One can look at number of other policies: economic, social, healthcare, etc. to guess the direction. However, only education will tell you the prevailing anthropological project, the project of changing the human being.

Of course, the developmental direction of the California society is not created in one person’s head; it is a result of complex political dynamics. Indeed, there are significant policy efforts to reshape education in California to provide for equity, inclusion, STEM careers, and access to college. Within education, there are also competing interests and conflicting intentions. However, the point remains: if you want to know where a society is heading, take a look at its education, as it actually works, not how it is meant to work.

May 5, 2019

We are not that similar

There was an interesting discussion about generational misunderstanding in my Russian part of Fb. A teacher considered why a certain history documentary is inaccessible to contemporary students. The narrator uses tacit citations, allusions, and references that are well known to the generation that grew up in the late Soviet Union, but is alien to Russian adolescents today. Exactly the thing that makes the documentary interesting to us, makes it boring to them. It is the same language - they understand all the words; they just miss the connotations.

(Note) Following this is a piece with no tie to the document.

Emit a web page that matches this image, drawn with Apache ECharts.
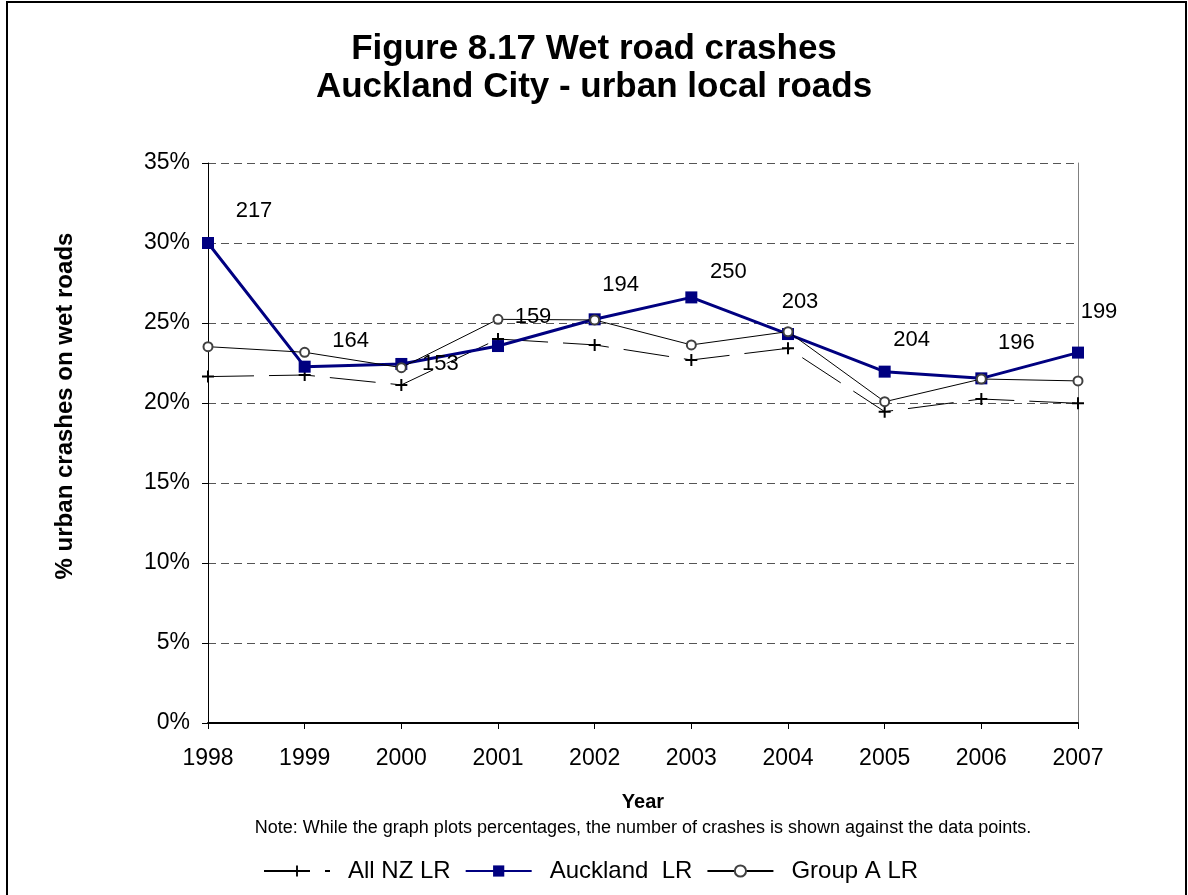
<!DOCTYPE html>
<html>
<head>
<meta charset="utf-8">
<script src="https://cdn.jsdelivr.net/npm/echarts@6/dist/echarts.min.js"></script>
<style>
html,body{margin:0;padding:0;background:#fff;}
#chart{width:1188px;height:895px;}
</style>
</head>
<body>
<div id="chart"></div>
<script>
const years = ['1998','1999','2000','2001','2002','2003','2004','2005','2006','2007'];
const allNZ = [21.65, 21.75, 21.13, 24.0, 23.63, 22.69, 23.42, 19.46, 20.25, 19.98];
const auckland = [30.0, 22.27, 22.44, 23.56, 25.23, 26.6, 24.31, 21.96, 21.54, 23.15];
const groupA = [23.52, 23.17, 22.21, 25.23, 25.19, 23.63, 24.46, 20.08, 21.5, 21.38];
const crashCounts = [217, 164, 153, 159, 194, 250, 203, 204, 196, 199];
const yTicks = [0, 5, 10, 15, 20, 25, 30, 35];

// label placement (style, not data)
const labelOffsets = [[46,-32],[46,-26],[39,0],[35,-29],[26,-34],[37,-25],[12,-32],[27,-32],[35,-35],[21,-41]];

const FONT = 'Liberation Sans, Arial, sans-serif';
const chart = echarts.init(document.getElementById('chart'), null, {renderer:'canvas'});

const plusPath = 'path://M-1,-6 L1,-6 L1,-1 L6,-1 L6,1 L1,1 L1,6 L-1,6 L-1,1 L-6,1 L-6,-1 L-1,-1 Z';

const aucklandData = auckland.map((v, i) => ({
  value: v,
  label: {
    show: true,
    formatter: String(crashCounts[i]),
    position: 'inside',
    offset: labelOffsets[i],
    color: '#000',
    fontSize: 22,
    fontFamily: FONT
  }
}));

chart.setOption({
  animation: false,
  backgroundColor: '#fff',
  title: {
    text: 'Figure 8.17 Wet road crashes\nAuckland City - urban local roads',
    left: 'center',
    top: 25,
    textStyle: {fontFamily: FONT, fontWeight: 'bold', fontSize: 35, lineHeight: 38, color: '#000'}
  },
  graphic: [
    {type:'rect', shape:{x:7, y:2, width:1179, height:1000}, style:{fill:'none', stroke:'#000', lineWidth:2}, silent:true},
    {type:'text', x:65, y:406, rotation: Math.PI/2,
      style:{text:'% urban crashes on wet roads', font:'bold 24px ' + FONT, fill:'#000', align:'center', verticalAlign:'middle'}},
    {type:'text', x:643, y:828,
      style:{text:'Note: While the graph plots percentages, the number of crashes is shown against the data points.', font:'18px ' + FONT, fill:'#000', align:'center', verticalAlign:'middle'}}
  ],
  legend: {
    left: 258,
    top: 854,
    itemWidth: 66,
    itemHeight: 14,
    itemGap: 14,
    textStyle: {fontFamily: FONT, fontSize: 24, color: '#000', padding: [0, 0, 0, 13]},
    data: ['All NZ LR', 'Auckland  LR', 'Group A LR']
  },
  grid: {left: 208, right: 110, top: 163, bottom: 172},
  xAxis: {
    type: 'category',
    data: years,
    boundaryGap: false,
    name: 'Year',
    nameLocation: 'middle',
    nameGap: 69,
    nameTextStyle: {fontFamily: FONT, fontWeight: 'bold', fontSize: 20, color: '#000'},
    axisLine: {lineStyle: {color: '#000', width: 2}},
    axisTick: {show: true, inside: false, length: 6, alignWithLabel: true, lineStyle: {color: '#000'}},
    axisLabel: {fontFamily: FONT, fontSize: 23, color: '#000', margin: 24},
    splitLine: {show: false}
  },
  yAxis: [{
    type: 'value',
    min: 0, max: 35, interval: 5,
    axisLine: {show: true, lineStyle: {color: '#000', width: 1}},
    axisTick: {show: true, length: 6, lineStyle: {color: '#000'}},
    axisLabel: {fontFamily: FONT, fontSize: 23, color: '#000', margin: 18,
      formatter: v => yTicks.includes(v) ? v + '%' : ''},
    splitLine: {show: true, lineStyle: {color: '#555', type: [8, 5], width: 1}}
  }, {
    type: 'value',
    position: 'right',
    min: 0, max: 35, interval: 5,
    axisLine: {show: true, lineStyle: {color: '#808080', width: 1}},
    axisTick: {show: false},
    axisLabel: {show: false},
    splitLine: {show: false}
  }],
  series: [
    {
      name: 'All NZ LR',
      type: 'line',
      data: allNZ,
      symbol: plusPath,
      symbolSize: 12,
      itemStyle: {color: '#000'},
      lineStyle: {color: '#000', width: 1, type: [46, 15]},
      z: 2
    },
    {
      name: 'Auckland  LR',
      type: 'line',
      data: aucklandData,
      symbol: 'rect',
      symbolSize: 12,
      itemStyle: {color: '#000080'},
      lineStyle: {color: '#000080', width: 3},
      z: 3
    },
    {
      name: 'Group A LR',
      type: 'line',
      data: groupA,
      symbol: 'emptyCircle',
      symbolSize: 9,
      itemStyle: {color: '#404040', borderColor: '#404040', borderWidth: 2},
      lineStyle: {color: '#000', width: 1},
      z: 4
    }
  ]
});
</script>
</body>
</html>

We have watched recently Sharp Objects - a great Netflix miniseries. I was wondering if anyone could understand much of it without some knowledge of American small town life, and without living in the US for decades. What one critic described as “honey-coated but often barbed dialogue” is delightfully hard to comprehend. I enjoyed it greatly, but am also wondering how many layers of meaning escaped me because I did not grow up in America, and missed some 30 years of mass culture and everyday banter. I do well in all kinds of professional conversations, but will miss certain nuances when Americans quip over a beer. When I listen to British BBC Radio 4, I don’t get perhaps every fifth joke, just because their context is not as familiar to me.

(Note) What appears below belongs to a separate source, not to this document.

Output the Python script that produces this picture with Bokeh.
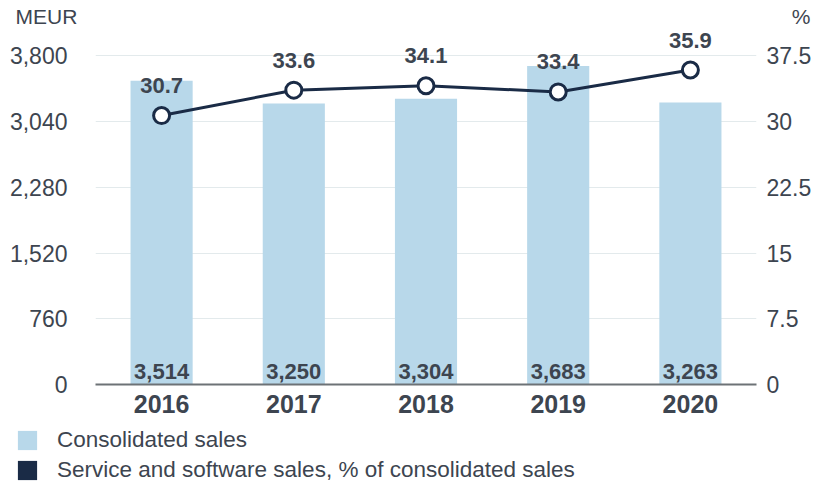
from bokeh.plotting import figure
from bokeh.layouts import column
from bokeh.models import (Range1d, LinearAxis, FixedTicker, NumeralTickFormatter,
                          Legend, LegendItem, ColumnDataSource)
from bokeh.core.properties import value
from bokeh.embed import file_html
from bokeh.resources import INLINE

years = ["2016", "2017", "2018", "2019", "2020"]
sales = [3514, 3250, 3304, 3683, 3263]
share = [30.7, 33.6, 34.1, 33.4, 35.9]
sales_ticks = [0, 760, 1520, 2280, 3040, 3800]
share_ticks = [0, 7.5, 15, 22.5, 30, 37.5]
unit_left = "MEUR"
unit_right = "%"
legend_labels = ["Consolidated sales",
                 "Service and software sales, % of consolidated sales"]

FONT = "Liberation Sans"
TXT = "#3d4550"
BAR = "#b8d8ea"
NAVY = "#1a2b46"
GRID = "#e3eaec"
W = 814

TOP = 4118  # headroom above the 3800 gridline for the line labels
PCT_TOP = share_ticks[-1] * TOP / sales_ticks[-1]

src = ColumnDataSource(dict(
    year=years, sales=sales, share=share,
    sales_lbl=[f"{v:,}" for v in sales],
    share_lbl=[f"{v:.1f}" for v in share],
))

# ---- header with unit labels
hd = figure(width=W, height=28, x_range=Range1d(0, W), y_range=Range1d(0, 28),
            output_backend="svg", toolbar_location=None,
            x_axis_location=None, y_axis_location=None,
            min_border=0, outline_line_color=None)
hd.frame_align = False
hd.grid.visible = False
hd.text(x=[15], y=[1], text=[unit_left], text_baseline="alphabetic", y_offset=-11,
        text_font=value(FONT), text_font_size="21px", text_color=TXT)
hd.text(x=[810], y=[1], text=[unit_right], text_align="right",
        text_baseline="alphabetic", y_offset=-11,
        text_font=value(FONT), text_font_size="21px", text_color=TXT)

# ---- main chart
p = figure(x_range=years, y_range=Range1d(0, TOP), width=W, height=398,
           output_backend="svg", toolbar_location=None,
           min_border_left=95, min_border_top=0, min_border_right=10,
           min_border_bottom=42,
           outline_line_color=None, background_fill_color=None)
p.extra_y_ranges = {"pct": Range1d(0, PCT_TOP)}

ly = p.yaxis[0]
ly.ticker = FixedTicker(ticks=sales_ticks)
ly.formatter = NumeralTickFormatter(format="0,0")
ly.axis_line_color = None
ly.major_tick_line_color = None
ly.minor_tick_line_color = None
ly.major_label_text_font = FONT
ly.major_label_text_font_size = "23px"
ly.major_label_text_color = TXT
ly.major_label_standoff = 22

ry = LinearAxis(y_range_name="pct", ticker=FixedTicker(ticks=share_ticks),
                formatter=NumeralTickFormatter(format="0.[0]"))
ry.axis_line_color = None
ry.major_tick_line_color = None
ry.minor_tick_line_color = None
ry.major_label_text_font = FONT
ry.major_label_text_font_size = "23px"
ry.major_label_text_color = TXT
ry.major_label_standoff = 4
p.add_layout(ry, "right")

xa = p.xaxis[0]
xa.axis_line_color = "#6d7276"
xa.axis_line_width = 2
xa.major_tick_line_color = None
xa.minor_tick_line_color = None
xa.major_label_text_font = FONT
xa.major_label_text_font_size = "25px"
xa.major_label_text_font_style = "bold"
xa.major_label_text_color = TXT
xa.major_label_standoff = 4

p.xgrid.grid_line_color = None
p.ygrid.ticker = FixedTicker(ticks=sales_ticks)
p.ygrid.grid_line_color = GRID

p.vbar(x="year", top="sales", width=0.47, fill_color=BAR, line_color=None, source=src)
p.line(x="year", y="share", y_range_name="pct", line_color=NAVY, line_width=3, source=src)
p.scatter(x="year", y="share", y_range_name="pct", size=16, fill_color="white",
          line_color=NAVY, line_width=3, source=src)

p.text(x="year", y=0, text="sales_lbl", source=src, text_align="center",
       text_baseline="alphabetic", y_offset=-13, text_font=value(FONT),
       text_font_style="bold", text_font_size="22px", text_color=TXT)
p.text(x="year", y="share", y_range_name="pct", text="share_lbl", source=src,
       text_align="center", text_baseline="alphabetic", y_offset=-30,
       text_font=value(FONT), text_font_style="bold", text_font_size="22px",
       text_color=TXT)

# ---- legend (swatch renderers sit outside the legend figure's visible range)
lf = figure(width=W, height=63, x_range=Range1d(0, 1), y_range=Range1d(0, 1),
            output_backend="svg", toolbar_location=None,
            x_axis_location=None, y_axis_location=None,
            min_border=0, outline_line_color=None)
lf.frame_align = False
lf.grid.visible = False
r1 = lf.quad(left=[-3], right=[-2], top=[-2], bottom=[-3], fill_color=BAR, line_color=None)
r2 = lf.quad(left=[-3], right=[-2], top=[-2], bottom=[-3], fill_color=NAVY, line_color=None)
legend = Legend(items=[LegendItem(label=legend_labels[0], renderers=[r1]),
                       LegendItem(label=legend_labels[1], renderers=[r2])],
                orientation="vertical", location=(15, 6),
                glyph_width=24, glyph_height=24, label_standoff=18,
                spacing=4, padding=0, margin=0,
                label_text_font=FONT, label_text_font_size="22.5px",
                label_text_color=TXT, label_height=24,
                background_fill_alpha=0, border_line_color=None)
lf.add_layout(legend)

layout = column(hd, p, lf, spacing=0)
open("out.html", "w").write(file_html(layout, INLINE))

One of the greatest communication sins is to assume that your interlocutor is the same as you, that his or her cultural contexts are the same. It is easier to avoid when you deal with a foreigner, whose accent screams at you “I am different and may not know what you know.” It is much more difficult to avoid when dealing with a different generation. For example, some older folks who grew up in the 60-s and 70-s will drop an F-bomb in a formal conversation, because that was a signal of liberation from the formality of old institutions, and was a call for solidarity against the oppressive System. Yet today’s 30-something may hear nothing but mucho bullying. Are they too sensitive, too sheltered? No, they just have a different set of cultural references, and it is just too easy to miss. The same goes for regional differences: what is a friendly chat in New York City, will be considered an open conflict in the parts of the Midwest and South.

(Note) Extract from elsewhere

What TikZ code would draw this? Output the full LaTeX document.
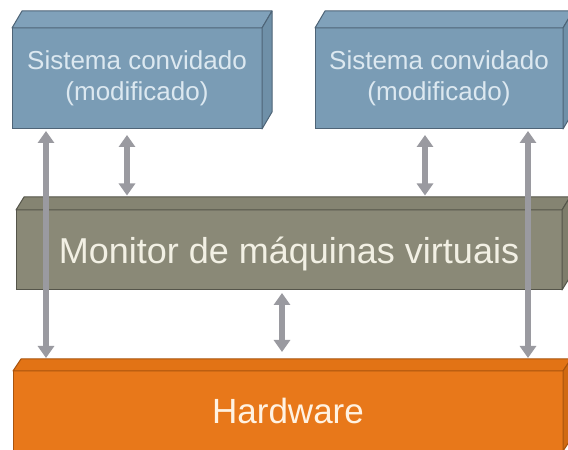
\documentclass[tikz,border=0pt]{standalone}
\usepackage{fontspec}
\setmainfont{Liberation Sans}
\usetikzlibrary{arrows.meta,calc}

\definecolor{guestfront}{HTML}{7A9CB5}
\definecolor{guesttop}{HTML}{80A1BA}
\definecolor{guestside}{HTML}{6F90A8}
\definecolor{guestline}{HTML}{4E6477}
\definecolor{guesttext}{HTML}{DCE8F0}
\definecolor{vmmfront}{HTML}{8A8977}
\definecolor{vmmtop}{HTML}{858472}
\definecolor{vmmside}{HTML}{7E7D6B}
\definecolor{vmmline}{HTML}{55554A}
\definecolor{vmmtext}{HTML}{F2F0E4}
\definecolor{hwfront}{HTML}{E8781A}
\definecolor{hwtop}{HTML}{E27315}
\definecolor{hwside}{HTML}{D06A12}
\definecolor{hwline}{HTML}{A9540E}
\definecolor{hwtext}{HTML}{FFF2E2}
\definecolor{arrowgray}{HTML}{9A9AA0}

% top and right faces of an extruded slab whose front face is node #1
% #2,#3: depth offset, #4 top fill, #5 side fill, #6 edge colour
\newcommand\slabfaces[6]{%
  \filldraw[fill=#4,draw=#6,line width=1pt,line join=round]
    (#1.north west) -- ++(#2,#3) -- ([shift={(#2,#3)}]#1.north east)
    -- (#1.north east) -- cycle;
  \filldraw[fill=#5,draw=#6,line width=1pt,line join=round]
    (#1.north east) -- ++(#2,#3) -- ([shift={(#2,#3)}]#1.south east)
    -- (#1.south east) -- cycle;}

\tikzset{
  slab/.style={draw, line width=1pt, inner sep=0pt, outer sep=0pt, align=center},
  guest/.style={slab, draw=guestline, fill=guestfront, text=guesttext,
    minimum width=250pt, minimum height=101pt,
    font=\fontsize{26}{31}\selectfont},
  vmm/.style={slab, draw=vmmline, fill=vmmfront, text=vmmtext,
    minimum width=546pt, minimum height=80pt, text depth=0pt,
    font=\fontsize{36}{40}\selectfont},
  hw/.style={slab, draw=hwline, fill=hwfront, text=hwtext,
    minimum width=550pt, minimum height=80pt,
    font=\fontsize{35}{40}\selectfont},
  link/.style={draw=arrowgray, line width=6pt,
    {Triangle[width=16pt,length=12pt]}-{Triangle[width=16pt,length=12pt]}}
}

\begin{document}
\begin{tikzpicture}[x=1pt,y=1pt]
  \clip (0,0) rectangle (568,450);
  \fill[white] (0,0) rectangle (568,450);

  % guest systems
  \node[guest] (g1) at (137,371.5) {Sistema convidado\\(modificado)};
  \slabfaces{g1}{10}{17}{guesttop}{guestside}{guestline}
  \node[guest, minimum width=248pt] (g2) at (439,371.5) {Sistema convidado\\(modificado)};
  \slabfaces{g2}{10}{17}{guesttop}{guestside}{guestline}

  % virtual machine monitor
  \node[vmm] (vmm) at (289,200) {Monitor de máquinas virtuais};
  \slabfaces{vmm}{8}{13}{vmmtop}{vmmside}{vmmline}

  % hardware
  \node[hw] (hw) at (288,39) {Hardware};
  \slabfaces{hw}{8}{12}{hwtop}{hwside}{hwline}

  % back edges of the top faces
  \coordinate (vmmback) at ([yshift=13pt]vmm.north);
  \coordinate (hwback) at ([yshift=12pt]hw.north);

  % arrow columns
  \coordinate (xa) at (46,0);
  \coordinate (xb) at (127,0);
  \coordinate (xc) at (282,0);
  \coordinate (xd) at (425,0);
  \coordinate (xe) at (528,0);

  \draw[link, shorten <=6pt, shorten >=1.5pt] (g1.south -| xb) -- (vmmback -| xb);
  \draw[link, shorten <=6pt, shorten >=1.5pt] (g2.south -| xd) -- (vmmback -| xd);
  \draw[link, shorten <=3pt, shorten >=7pt] (vmm.south -| xc) -- (hwback -| xc);
  \draw[link, shorten <=2pt, shorten >=1pt] (g1.south -| xa) -- (hwback -| xa);
  \draw[link, shorten <=2pt, shorten >=1pt] (g2.south -| xe) -- (hwback -| xe);
\end{tikzpicture}
\end{document}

It would probably be best if we learned to treat everyone as a foreigner who may have learned our language, but will never be exactly the same as us. What we sometimes think are “wrong” reactions may speak not as much of moral deficiency, as a subtle cultural difference. Multiculturalism is easy when the other is very different. It become incrementally hard as the degree of difference diminishes. Intimacy is greatly overrated and sometimes trumps respect. It is hard to be generous and hospitable to thy neighbor, hence… but you get the reference.